TASK STATEMENT - Copy exactly the lines from the start of the material through the line with "import pandas as pd". Pictures stay out of the copy.

DATA SUPPLIED -
• • • • • • •
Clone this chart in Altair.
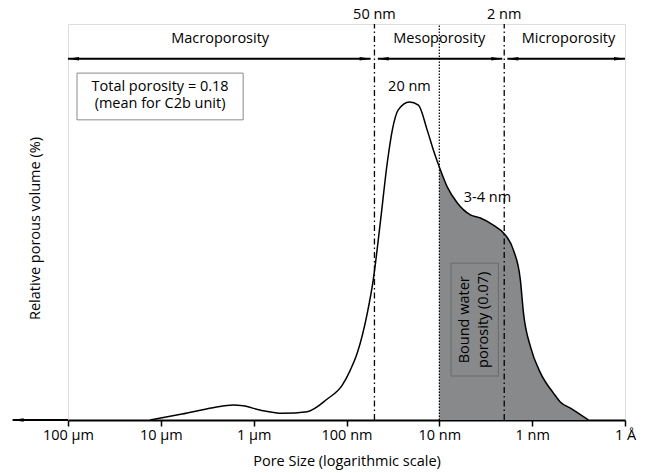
import altair as alt
import pandas as pd

# ---- data ----
pore_nm = [13060, 5902, 2735, 1663, 1298, 851, 481, 265, 161, 111, 91, 76.6, 59.7, 51.5,
           43.3, 36.4, 32.1, 27.7, 21.0, 16.8, 13.5, 11.6, 10, 8.2, 6.4, 4.63, 3.61, 2.62,
           1.94, 1.59, 1.34, 1.24, 1.04, 0.815, 0.590, 0.495, 0.387, 0.248]
volume = [0, 1.5, 3.1, 3.8, 3.6, 2.5, 1.7, 2.1, 5.3, 8.8, 12.6, 16.9, 27.0, 35.4,
          49.7, 64.9, 73.2, 78.3, 80.3, 79.5, 73.2, 68.2, 63.9, 58.8, 54.8, 51.8, 51.0, 49.2,
          46.7, 42.9, 35.4, 27.0, 18.4, 11.9, 6.8, 4.5, 3.0, 0]

tick_values = [1e5, 1e4, 1e3, 100, 10, 1, 0.1]
tick_labels = ["100 µm", "10 µm", "1 µm", "100 nm", "10 nm", "1 nm", "1 Å"]

boundary_nm = [50, 10, 2]
boundary_dash = ["dashdot", "dot", "dashdot"]
boundary_labels = ["50 nm", "", "2 nm"]

region_names = ["Macroporosity", "Mesoporosity", "Microporosity"]
region_center_nm = [2296, 10, 0.406]
region_start_nm = [1e5, 46, 1.85]
region_end_nm = [55, 2.1, 0.1]

FONT = "Open Sans"
FS = 14.5
GRAY = "#87898b"

df = pd.DataFrame({"nm": pore_nm, "vol": volume})
df_shade = df[df["nm"] <= 10]

xscale = alt.Scale(type="log", domain=[0.1, 1e5], reverse=True)
yscale = alt.Scale(domain=[0, 100])

label_expr = " : ".join(
    [f"datum.value == {v} ? '{l}'" for v, l in zip(tick_values, tick_labels)]
) + " : ''"

x_axis = alt.Axis(values=tick_values, labelExpr=label_expr, title="Pore Size (logarithmic scale)",
                  grid=False, domainColor="black", domainWidth=2, tickColor="black", tickWidth=1.5,
                  tickSize=6, labelPadding=2, labelFontSize=FS, labelColor="black", labelFont=FONT,
                  titleFont=FONT, titleFontSize=FS, titleFontWeight="normal", titleColor="black",
                  titlePadding=13, labelFlush=False, labelOverlap=False)
y_axis = alt.Axis(labels=False, ticks=False, domain=False, grid=False,
                  title="Relative porous volume (%)", titleFont=FONT, titleFontSize=FS,
                  titleFontWeight="normal", titleColor="black", titlePadding=26, titleY=204)

X = alt.X("nm:Q", scale=xscale, axis=x_axis)
Y = alt.Y("vol:Q", scale=yscale, axis=y_axis)

area = alt.Chart(df_shade).mark_area(color=GRAY, interpolate="monotone", opacity=1).encode(x=X, y=Y)
line = alt.Chart(df).mark_line(color="black", strokeWidth=1.5, interpolate="monotone").encode(
    x=alt.X("nm:Q", scale=xscale), y=alt.Y("vol:Q", scale=yscale))

# vertical boundaries
bdf = pd.DataFrame({"nm": boundary_nm, "dash": boundary_dash, "label": boundary_labels,
                    "y0": [0] * 3, "y1": [100] * 3, "ylab": [102.3] * 3})
rule_dd = alt.Chart(bdf[bdf["dash"] == "dashdot"]).mark_rule(
    color="black", strokeWidth=1.3, strokeDash=[6, 3, 1.5, 3]).encode(
    x=alt.X("nm:Q", scale=xscale), y=alt.Y("y0:Q", scale=yscale), y2="y1:Q")
rule_dot = alt.Chart(bdf[bdf["dash"] == "dot"]).mark_rule(
    color="black", strokeWidth=1.2, strokeDash=[1.5, 1.5]).encode(
    x=alt.X("nm:Q", scale=xscale), y=alt.Y("y0:Q", scale=yscale), y2="y1:Q")
top_labels = alt.Chart(bdf[bdf["label"] != ""]).mark_text(
    font=FONT, fontSize=FS, color="black", baseline="middle").encode(
    x=alt.X("nm:Q", scale=xscale), y=alt.Y("ylab:Q", scale=yscale), text="label:N")

# region arrows
rdf = pd.DataFrame({"name": region_names, "c": region_center_nm, "s": region_start_nm,
                    "e": region_end_nm, "y": [91.2] * 3, "ylab": [96.2] * 3})
arrow_line = alt.Chart(rdf).mark_rule(color="black", strokeWidth=2).encode(
    x=alt.X("s:Q", scale=xscale), x2="e:Q", y=alt.Y("y:Q", scale=yscale))
LEFT_HEAD = "M -1 0 L 1 -0.32 L 1 0.32 Z"
RIGHT_HEAD = "M 1 0 L -1 -0.32 L -1 0.32 Z"
head_l = alt.Chart(rdf).mark_point(shape=LEFT_HEAD, filled=True, size=121, color="black",
                                   opacity=1, xOffset=5.5).encode(
    x=alt.X("s:Q", scale=xscale), y=alt.Y("y:Q", scale=yscale))
head_r = alt.Chart(rdf).mark_point(shape=RIGHT_HEAD, filled=True, size=121, color="black",
                                   opacity=1, xOffset=-5.5).encode(
    x=alt.X("e:Q", scale=xscale), y=alt.Y("y:Q", scale=yscale))
region_text = alt.Chart(rdf).mark_text(font=FONT, fontSize=FS, color="black", baseline="middle").encode(
    x=alt.X("c:Q", scale=xscale), y=alt.Y("ylab:Q", scale=yscale), text="name:N")

# x-axis arrow extension to the left
ext = pd.DataFrame({"a": [1e5], "b": [3.95e5], "y": [0]})
ext_line = alt.Chart(ext).mark_rule(color="black", strokeWidth=2).encode(
    x=alt.X("a:Q", scale=xscale), x2="b:Q", y=alt.Y("y:Q", scale=yscale))
ext_head = alt.Chart(ext).mark_point(shape=LEFT_HEAD, filled=True, size=121, color="black",
                                     opacity=1, xOffset=5.5).encode(
    x=alt.X("b:Q", scale=xscale), y=alt.Y("y:Q", scale=yscale))

# annotation boxes
box_df = pd.DataFrame({"x0": [80000], "x1": [1298], "y0": [75.8], "y1": [87.6]})
box = alt.Chart(box_df).mark_rect(fill="white", stroke="#8a8a8a", strokeWidth=1).encode(
    x=alt.X("x0:Q", scale=xscale), x2="x1:Q", y=alt.Y("y0:Q", scale=yscale), y2="y1:Q")
box_text = alt.Chart(pd.DataFrame({"x": [10190], "y": [84.2],
                                   "t": [["Total porosity = 0.18", "(mean for C2b unit)"]]})).mark_text(
    font=FONT, fontSize=FS, color="black", baseline="middle", lineHeight=17.5).encode(
    x=alt.X("x:Q", scale=xscale), y=alt.Y("y:Q", scale=yscale), text="t")

bw_df = pd.DataFrame({"x0": [7.48], "x1": [2.31], "y0": [11.1], "y1": [39.6]})
bw_box = alt.Chart(bw_df).mark_rect(fill=GRAY, stroke="#6a6c6e", strokeWidth=1).encode(
    x=alt.X("x0:Q", scale=xscale), x2="x1:Q", y=alt.Y("y0:Q", scale=yscale), y2="y1:Q")
bw_text = alt.Chart(pd.DataFrame({"x": [5.25], "y": [25.3],
                                  "t": [["Bound water", "porosity (0.07)"]]})).mark_text(
    font=FONT, fontSize=FS, color="black", baseline="middle", angle=270, lineHeight=19).encode(
    x=alt.X("x:Q", scale=xscale), y=alt.Y("y:Q", scale=yscale), text="t")

peak_df = pd.DataFrame({"x": [21.0, 3.03], "y": [84.1, 56.0], "t": ["20 nm", "3-4 nm"]})
peak_text = alt.Chart(peak_df).mark_text(font=FONT, fontSize=FS, color="black", baseline="middle").encode(
    x=alt.X("x:Q", scale=xscale), y=alt.Y("y:Q", scale=yscale), text="t:N")

chart = alt.layer(
    area, bw_box, bw_text, rule_dd, rule_dot, line, box, box_text, peak_text,
    arrow_line, head_l, head_r, region_text, top_labels, ext_line, ext_head
).properties(
    width=557, height=396, autosize="none",
    padding={"left": 68, "top": 24, "right": 25, "bottom": 53}
).configure_view(stroke="black", strokeWidth=1.4).configure(background="white")

chart.save("out.html", embed_options={"renderer": "svg", "actions": False})
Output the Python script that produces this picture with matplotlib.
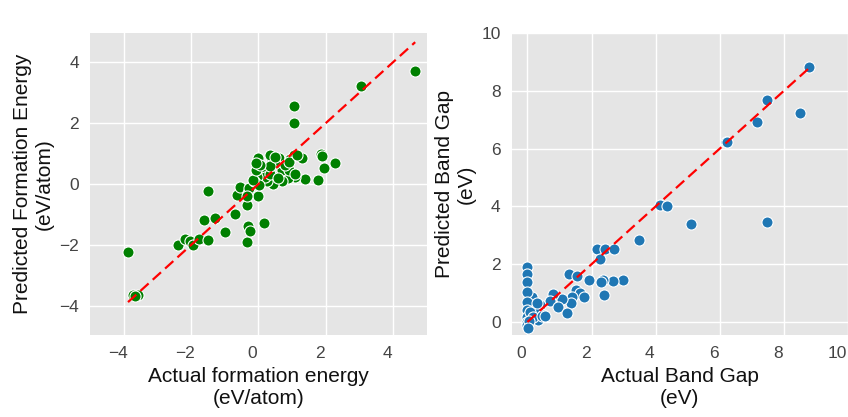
import matplotlib
matplotlib.use("Agg")
import matplotlib.pyplot as plt
import matplotlib.transforms as mtransforms

plt.rcParams['font.family'] = ['Liberation Sans', 'DejaVu Sans']

# formation energy (eV/atom): actual vs predicted
fe_actual = [-3.87, -3.72, -3.57, -3.67, -2.39, -2.19, -2.02, -1.95, -1.77, -1.48,
             -1.62, -1.30, -1.50, -0.98, -0.68, -0.35, -0.31, -0.25, 0.16, -0.35,
             -0.63, -0.53, -0.30, -0.28, -0.01, 0.00, 0.39, 0.36, 0.62, 0.94,
             1.07, 1.07, 1.29, 1.05, 1.86, 1.89, 1.94, 2.28, 1.77, 1.38,
             1.08, 0.88, 0.70, 0.50, 0.45, 0.25, 0.15, 0.20, 0.35, 0.70,
             0.90, 1.10, -0.03, -0.13, 0.01, -0.16, -0.06, 0.50, 0.36, 0.79,
             0.59, 0.06, -0.06, 0.90, 0.50, -0.33, 4.66, 3.06, 1.15]
fe_pred = [-2.21, -3.65, -3.65, -3.68, -1.99, -1.80, -1.87, -1.99, -1.80, -1.84,
           -1.17, -1.11, -0.22, -1.57, -0.98, -1.90, -1.37, -1.55, -1.28, -0.68,
           -0.37, -0.08, -0.30, -0.14, -0.38, 0.85, 0.87, 0.95, 0.85, 0.83,
           2.58, 2.00, 0.85, 0.95, 0.98, 0.91, 0.52, 0.71, 0.14, 0.17,
           0.24, 0.19, 0.09, 0.24, 0.02, 0.09, 0.56, 0.24, 0.35, 0.46,
           0.46, 0.35, 0.24, 0.09, -0.02, 0.14, 0.46, 0.68, 0.58, 0.63,
           0.19, 0.63, 0.68, 0.74, 0.90, -0.38, 3.72, 3.23, 0.95]

# band gap (eV): actual vs predicted
bg_actual = [8.79, 7.46, 7.17, 8.50, 6.19, 6.24, 7.46, 4.13, 4.37, 5.10,
             3.49, 2.16, 2.43, 2.71, 2.27, 2.99, 2.66, 2.37, 2.29, 2.40,
             1.92, 1.31, 1.54, 1.52, 1.64, 1.77, 1.38, 1.35, 1.07, 0.81,
             0.71, 0.97, 1.23, 0.40, 0.34, 0.50, 0.34, 0.14, 0.00, 0.00,
             0.00, 0.00, 0.00, 0.00, 0.00, 0.00, 0.00, 0.08, 0.19, 0.45,
             0.55, 0.29, 0.05, 0.02]
bg_pred = [8.84, 7.68, 6.93, 7.22, 6.24, 6.22, 3.47, 4.05, 4.03, 3.38,
           2.84, 2.53, 2.53, 2.53, 2.18, 1.45, 1.42, 1.45, 1.37, 0.93,
           1.45, 1.66, 1.59, 1.11, 0.99, 0.88, 0.88, 0.67, 0.78, 0.96,
           0.73, 0.53, 0.32, 0.59, 0.37, 0.25, 0.07, 0.88, 1.91, 1.66,
           1.39, 1.05, 0.70, 0.41, 0.18, 0.00, -0.12, 0.35, 0.18, 0.20,
           0.22, 0.65, 0.05, -0.20]

fig = plt.figure(figsize=(8.48, 4.17), dpi=100)
ax1 = fig.add_axes([0.1061, 0.1966, 0.397, 0.7242])
ax2 = fig.add_axes([0.6034, 0.1966, 0.3966, 0.7242])

panels = [
    (ax1, fe_actual, fe_pred, "green", (-5, 5), (-4.95, 4.96),
     "Actual formation energy\n(eV/atom)", "Predicted Formation Energy\n(eV/atom)"),
    (ax2, bg_actual, bg_pred, "#1f77b4", (-0.49, 10.0), (-0.45, 10.0),
     "Actual Band Gap\n(eV)", "Predicted Band Gap\n(eV)"),
]

for ax, xa, yp, col, xl, yl, xlab, ylab in panels:
    ax.set_facecolor("#E5E5E5")
    ax.grid(True, color="white", lw=1.0)
    ax.set_axisbelow(True)
    for s in ax.spines.values():
        s.set_visible(False)
    ax.scatter(xa, yp, s=64, c=col, edgecolors="white", linewidths=0.8, zorder=3)
    lo, hi = min(xa), max(xa)
    ax.plot([lo, hi], [lo, hi], "r--", lw=1.6, dashes=(5, 2.5), zorder=4)
    ax.set_xlim(*xl)
    ax.set_ylim(*yl)
    ax.tick_params(length=0, labelsize=12.5, labelcolor="#444444", pad=8)
    ax.set_xlabel(xlab, fontsize=15, color="#111111", labelpad=4)
    ax.set_ylabel(ylab, fontsize=15, color="#111111", labelpad=4)

ax1.set_xticks([-4, -2, 0, 2, 4])
ax1.set_yticks([-4, -2, 0, 2, 4])
ax2.set_xticks([0, 2, 4, 6, 8, 10])
ax2.set_yticks([0, 2, 4, 6, 8, 10])

# tick labels sit slightly left of their grid lines in the reference
shift = mtransforms.ScaledTranslation(-6 / 100, 0, fig.dpi_scale_trans)
for ax in (ax1, ax2):
    for lbl in ax.get_xticklabels():
        lbl.set_transform(lbl.get_transform() + shift)
# keep the last "10" inside the figure edge
last = ax2.get_xticklabels()[-1]
last.set_transform(last.get_transform()
                   + mtransforms.ScaledTranslation(-5 / 100, 0, fig.dpi_scale_trans))

fig.savefig("out.png", dpi=100, facecolor="white")
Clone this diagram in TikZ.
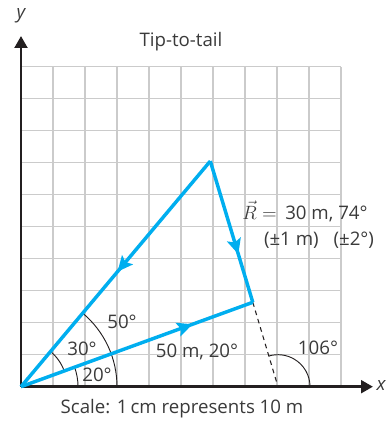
\documentclass[tikz,border=0pt]{standalone}
\usepackage{fontspec}
\setmainfont{Open Sans}
\usetikzlibrary{arrows.meta,decorations.markings}
\definecolor{vecblue}{HTML}{00AEEF}
\definecolor{gridgray}{HTML}{CBCBCB}
\definecolor{axisblack}{HTML}{231F20}
\definecolor{txt}{HTML}{3A3A3A}
\tikzset{
  vec/.style={draw=vecblue, line width=2.6pt, line join=miter},
  vecmark/.style={postaction={decorate, decoration={markings,
     mark=at position #1 with {\arrow{Stealth[length=11.5pt,width=10.5pt,inset=2.2pt,color=vecblue]}}}}},
  axis/.style={draw=axisblack, line width=2.2pt, -{Triangle[length=9pt,width=9.5pt]}},
  anglearc/.style={draw=axisblack, line width=0.7pt},
  lab/.style={text=txt, font=\fontsize{14}{16}\selectfont, inner sep=0pt},
}
\begin{document}
\begin{tikzpicture}[x=0.75pt,y=0.75pt]
\useasboundingbox (0,0) rectangle (387,421);
% grid
\foreach \i in {1,...,10} {
  \draw[gridgray, line width=0.8pt] (21+32*\i,34.3) -- (21+32*\i,354.3);
  \draw[gridgray, line width=0.8pt] (21,34.3+32*\i) -- (341,34.3+32*\i);
}
% points
\coordinate (O) at (21,34.3);
\coordinate (A) at (252.8,118.7);
\coordinate (B) at (210.3,259.9);
\coordinate (D) at (278.0,34.3);
\coordinate (xend) at (373,34.3);
\coordinate (yend) at (21,385);
% dashed extension
\draw[axisblack, line width=0.8pt, dash pattern=on 3.5pt off 3pt] (A) -- (D);
% angle arcs
\draw[anglearc] (O) ++(57,0) arc[start angle=0, end angle=20, radius=57];
\draw[anglearc] (O) ++(20:46) arc[start angle=20, end angle=50, radius=46];
\draw[anglearc] (O) ++(96,0) arc[start angle=0, end angle=50, radius=96];
\draw[anglearc] (D) ++(32,0) arc[start angle=0, end angle=106.7, radius=32];
% axes
\draw[axis] (O) -- (xend);
\draw[axis] (O) -- (yend);
% vectors
\draw[vec, vecmark=0.74] (O) -- (A);
\draw[vec, vecmark=0.66] (B) -- (A);
\draw[vec, vecmark=0.49] (B) -- (O);
% labels
\node[lab, font=\fontsize{14}{16}\selectfont\itshape] (ylab) at (21,405) {y};
\node[lab, font=\fontsize{14}{16}\selectfont\itshape] (xlab) at (381,35) {x};
\node[lab] (title) at (181,379.3) {Tip-to-tail};
\node[lab] (l50) at (122,99) {50°};
\node[lab] (l30) at (82,72) {30°};
\node[lab] (l20) at (97,46) {20°};
\node[lab] (l1) at (197,69) {50 m, 20°};
\node[lab] (l106) at (318,73) {106°};
\node[lab] (lR) at (305,209.3) {$\vec{R}={}$\,30 m, 74°};
\node[lab] (lerr) at (319,181) {(±1 m)\hspace{0.8em}(±2°)};
\node[lab] (scale) at (182,12) {Scale: 1\,cm represents 10 m};
\end{tikzpicture}
\end{document}
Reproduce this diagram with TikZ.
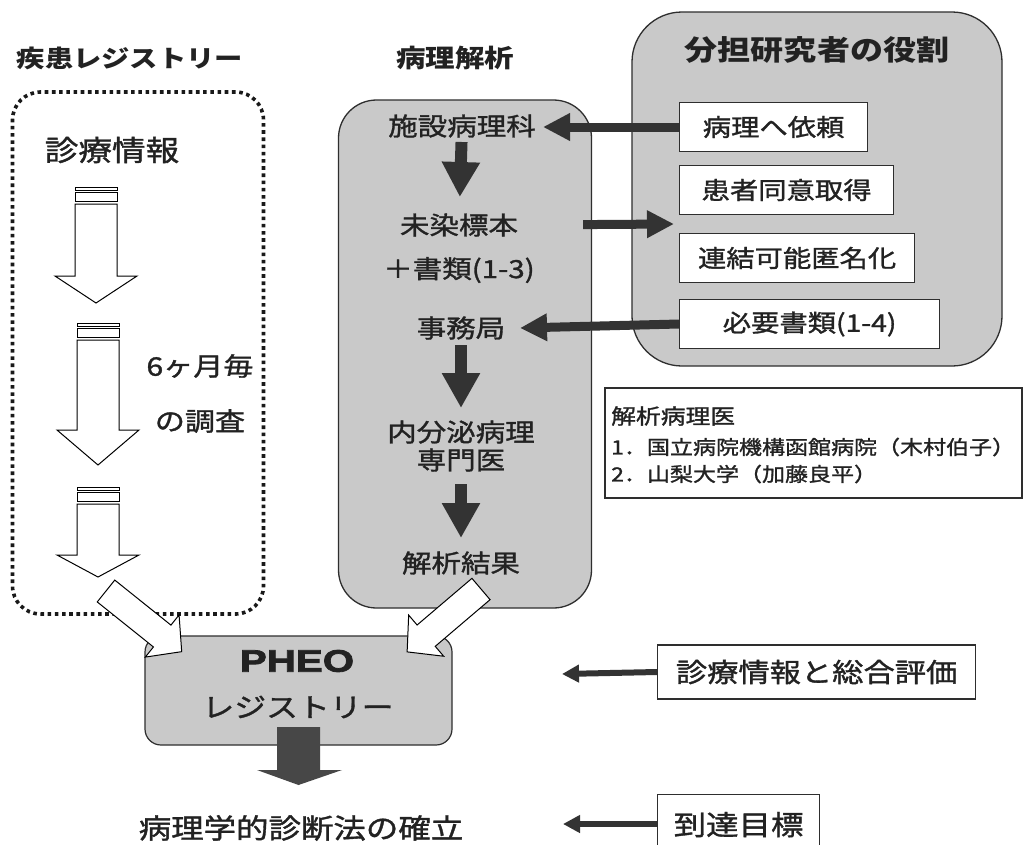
• • • • • • •
OUTPUT FOR THIS TASK -
Clone this chart in Altair.
import altair as alt
import pandas as pd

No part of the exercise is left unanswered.